Memory does not hint at whether the cement or the rebar failed first, but I do recall that the buildings that could be seen from the public road looked fine.
Concrete
Date: 2020-03-19 02:33 pm (UTC)So, from I've read it's mostly down to costs - modern (portland) cement is cheaper to make, it dries hotter and sets much much faster, and you need to use far less actual cement. Roman cement can take up to six months to set (or rather, to gain a significant percentage of its ultimate strength), whereas portland cement sets in hours and dries in weeks. Roman concrete contained up to 65% cement (and about 35% light stone), whereas modern constructions have the reverse numbers; 11% Portland Cement and 67% aggregate and 22% air and water. So less cement used also equates to cheaper building costs.

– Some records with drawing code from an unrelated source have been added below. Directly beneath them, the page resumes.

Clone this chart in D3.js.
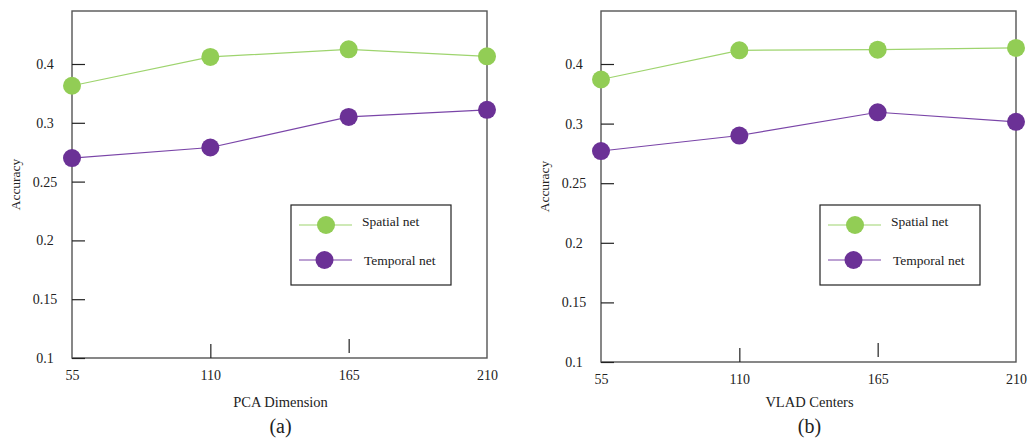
<!DOCTYPE html>
<html>
<head>
<meta charset="utf-8">
<script src="https://cdn.jsdelivr.net/npm/d3@7"></script>
<style>
	body { margin: 0; background: #fff; }
	text { font-family: 'Liberation Serif', 'Times New Roman', serif; fill: #222; }
</style>
</head>
<body>
<svg id="main" width="1031" height="445"></svg>
<script>

// values
const xLabels = ['55', '110', '165', '210'];
const yTickValues = [0.1, 0.15, 0.2, 0.25, 0.3, 0.4];
const seriesNames = ['Spatial net', 'Temporal net'];

const pcaSpatial = [0.363, 0.412, 0.425, 0.413];
const pcaTemporal = [0.270, 0.279, 0.310, 0.322];
const vladSpatial = [0.374, 0.423, 0.424, 0.427];
const vladTemporal = [0.277, 0.290, 0.319, 0.303];

const colors = ['#92cd55', '#6b3196'];
const lineColors = ['#9ed46e', '#7a45a8'];

main();

function main() {

	let svg = d3.select('#main');

	drawPanel(svg, {
		left: 72, right: 487, top: 11, bottom: 358,
		xTitle: 'PCA Dimension', tag: '(a)',
		series: [pcaSpatial, pcaTemporal]
	});

	drawPanel(svg, {
		left: 601, right: 1016, top: 11, bottom: 362,
		xTitle: 'VLAD Centers', tag: '(b)',
		series: [vladSpatial, vladTemporal]
	});
}

function drawPanel(svg, p) {

	let g = svg.append('g');

	let x = d3.scalePoint()
		.domain(xLabels)
		.range([p.left, p.right]);

	// ticks on the original are evenly spaced even though the labels are not
	let step = (p.bottom - 64) / (yTickValues.length - 1);
	let y = d3.scaleLinear()
		.domain(yTickValues)
		.range(yTickValues.map((d, i) => p.bottom - i * step));

	// frame
	g.append('rect')
		.attr('x', p.left)
		.attr('y', p.top)
		.attr('width', p.right - p.left)
		.attr('height', p.bottom - p.top)
		.attr('fill', 'none')
		.attr('stroke', '#555')
		.attr('stroke-width', 1.4);

	let yAxis = g.append('g')
		.attr('transform', `translate(${p.left},0)`)
		.call(d3.axisLeft(y)
			.tickValues(yTickValues)
			.tickFormat(d => String(d))
			.tickSize(-13)
			.tickPadding(27));
	yAxis.select('.domain').remove();
	yAxis.selectAll('.tick line').attr('stroke', '#222').attr('stroke-width', 1.2);
	yAxis.selectAll('.tick text')
		.attr('text-anchor', 'middle')
		.style('font-family', "'Liberation Serif', serif")
		.style('font-size', '14px')
		.attr('fill', '#222');

	let xAxis = g.append('g')
		.attr('transform', `translate(0,${p.bottom})`)
		.call(d3.axisBottom(x)
			.tickSize(-14)
			.tickPadding(12));
	xAxis.select('.domain').remove();
	xAxis.selectAll('.tick line')
		.attr('stroke', '#222')
		.attr('stroke-width', 1.2)
		// end ticks fall on the frame; the 165 tick sits a little above the axis
		.attr('display', (d, i) => (i === 0 || i === xLabels.length - 1) ? 'none' : null)
		.attr('transform', d => d === '165' ? 'translate(0,-5)' : null);
	xAxis.selectAll('.tick text')
		.style('font-family', "'Liberation Serif', serif")
		.style('font-size', '14px')
		.attr('fill', '#222');

	// titles
	g.append('text')
		.attr('transform', `translate(${p.left - 57},${(p.top + p.bottom) / 2}) rotate(-90)`)
		.attr('text-anchor', 'middle')
		.attr('dy', '0.35em')
		.style('font-size', '13.5px')
		.text('Accuracy');

	g.append('text')
		.attr('x', (p.left + p.right) / 2 + 1)
		.attr('y', 407)
		.attr('text-anchor', 'middle')
		.style('font-size', '14.5px')
		.text(p.xTitle);

	g.append('text')
		.attr('x', (p.left + p.right) / 2 + 1)
		.attr('y', 433)
		.attr('text-anchor', 'middle')
		.style('font-size', '20px')
		.text(p.tag);

	// series
	let line = d3.line()
		.x((d, i) => x(xLabels[i]))
		.y(d => y(d));

	p.series.forEach((vals, k) => {
		g.append('path')
			.datum(vals)
			.attr('d', line)
			.attr('fill', 'none')
			.attr('stroke', lineColors[k])
			.attr('stroke-width', 1.2);

		g.selectAll('.pt' + k)
			.data(vals)
			.enter()
			.append('circle')
			.attr('class', 'pt' + k)
			.attr('cx', (d, i) => x(xLabels[i]))
			.attr('cy', d => y(d))
			.attr('r', 9)
			.attr('fill', colors[k]);
	});

	// legend
	let lx = p.right - 196, ly = 205;
	let legend = g.append('g').attr('transform', `translate(${lx},${ly})`);
	legend.append('rect')
		.attr('width', 160)
		.attr('height', 80)
		.attr('fill', '#fff')
		.attr('stroke', '#222')
		.attr('stroke-width', 1.2);

	seriesNames.forEach((name, k) => {
		let yy = 20 + k * 35;
		legend.append('line')
			.attr('x1', 8).attr('x2', 61)
			.attr('y1', yy).attr('y2', yy)
			.attr('stroke', lineColors[k])
			.attr('stroke-width', 1.2);
		legend.append('circle')
			.attr('cx', 35 - k * 1.5)
			.attr('cy', yy)
			.attr('r', 9)
			.attr('fill', colors[k]);
		legend.append('text')
			.attr('x', 71 + k * 2)
			.attr('y', yy - (k === 0 ? 4 : 0))
			.attr('dy', '0.35em')
			.style('font-size', '13.5px')
			.text(name);
	});
}

</script>
</body>
</html>
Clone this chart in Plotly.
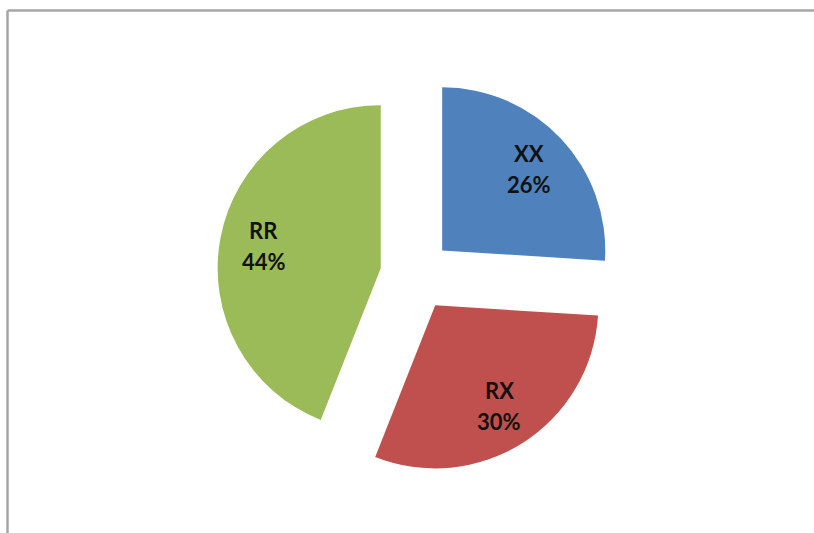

The Romans did not use reinforced concrete - most modern constructions are dependant on the strength of a lattice-work of metal rods worked into the concrete. This allows for skyscrapers and the like - modern constructions.
What tends to utterly destroy modern structures is concrete-rot, when the metal bars within the reinforced concrete become exposed to the elements, then start to rust and expand, pushing the concrete apart and cracking it through. Once this process starts it is self-reinforcing as more and more water can get to the metal through the cracks.
Modern concrete structures have a lifespan between 30 to 100 years. They are made with this in mind. They are cost-optimized for construction, not longevity. Any kind of concrete hardens out further when given time - many surviving Roman constructs have had thousands of years - but especially Roman concrete exposed to seawater, as it creates tobermorite crystals within the concrete that prevent cracking and tearing.
Investors would rather have a building up in a few weeks/months made as cheaply as possible, that can then house profitable businesses or homes for a few decades before crumbling down.
(Actually it's quite like why modern statues are poured concrete rather than sculpted from natural stone - the old method is in many ways superior, but it has become unaffordable. On that note, many "brick" streets are also poured concrete nowadays, with a press with a brick-shaped imprint being run over it to imitate brick. Actual brick roads are mostly found within the old city centers here, and these bricks are carefully taken out, the road evened, and the bricks relayed. It has also become customary to add a single layer of bricks on the outside of a concrete building to imitate the, older, quality brick constructions... anyway, moving on.)
Now I'd argue this attitude is not helping our current global predicament, but I think it is an inescapable effect of capitalism. It's a short-term-thinking system (usually only up until the next financial quarter). It's much like how we no longer print encyclopedias anymore, but have all the information online - when our civilization winds down, most of our buildings will disappear utterly within a century, like a dream suddenly ending and falling apart. Quite poetic, really.
Finally, though we know the ingredients of Roman concrete through lab-analysis, we don't actually know the recipe, i.e. we'd need to experiment quite a lot before we'd be certain we truly recreated it. I'd personally love too see beautiful structures erected that will still stand millenia from now!
- Brigyn
(no subject)
Date: 2020-03-18 11:46 pm (UTC)Indeed, the inventions and discoveries of the ancient Greeks had a huge impact on the Romans and the Arabs, who built upon their work. I was astounded when I was doing some research on ancient discoveries to find that the ancient Chinese were building automata, early ancestors of the robot, more than 3000 years ago and that the Hellenistic Greeks, the Carthaginians and the Romans were building huge ships nearly as large as the fabled Treasure Ships of Admiral Cheng Ho more than 2000 years ago.
It's really quite sobering when you think about it and certainly puts paid to the idea that the Faustian Culture is something oh-so-special.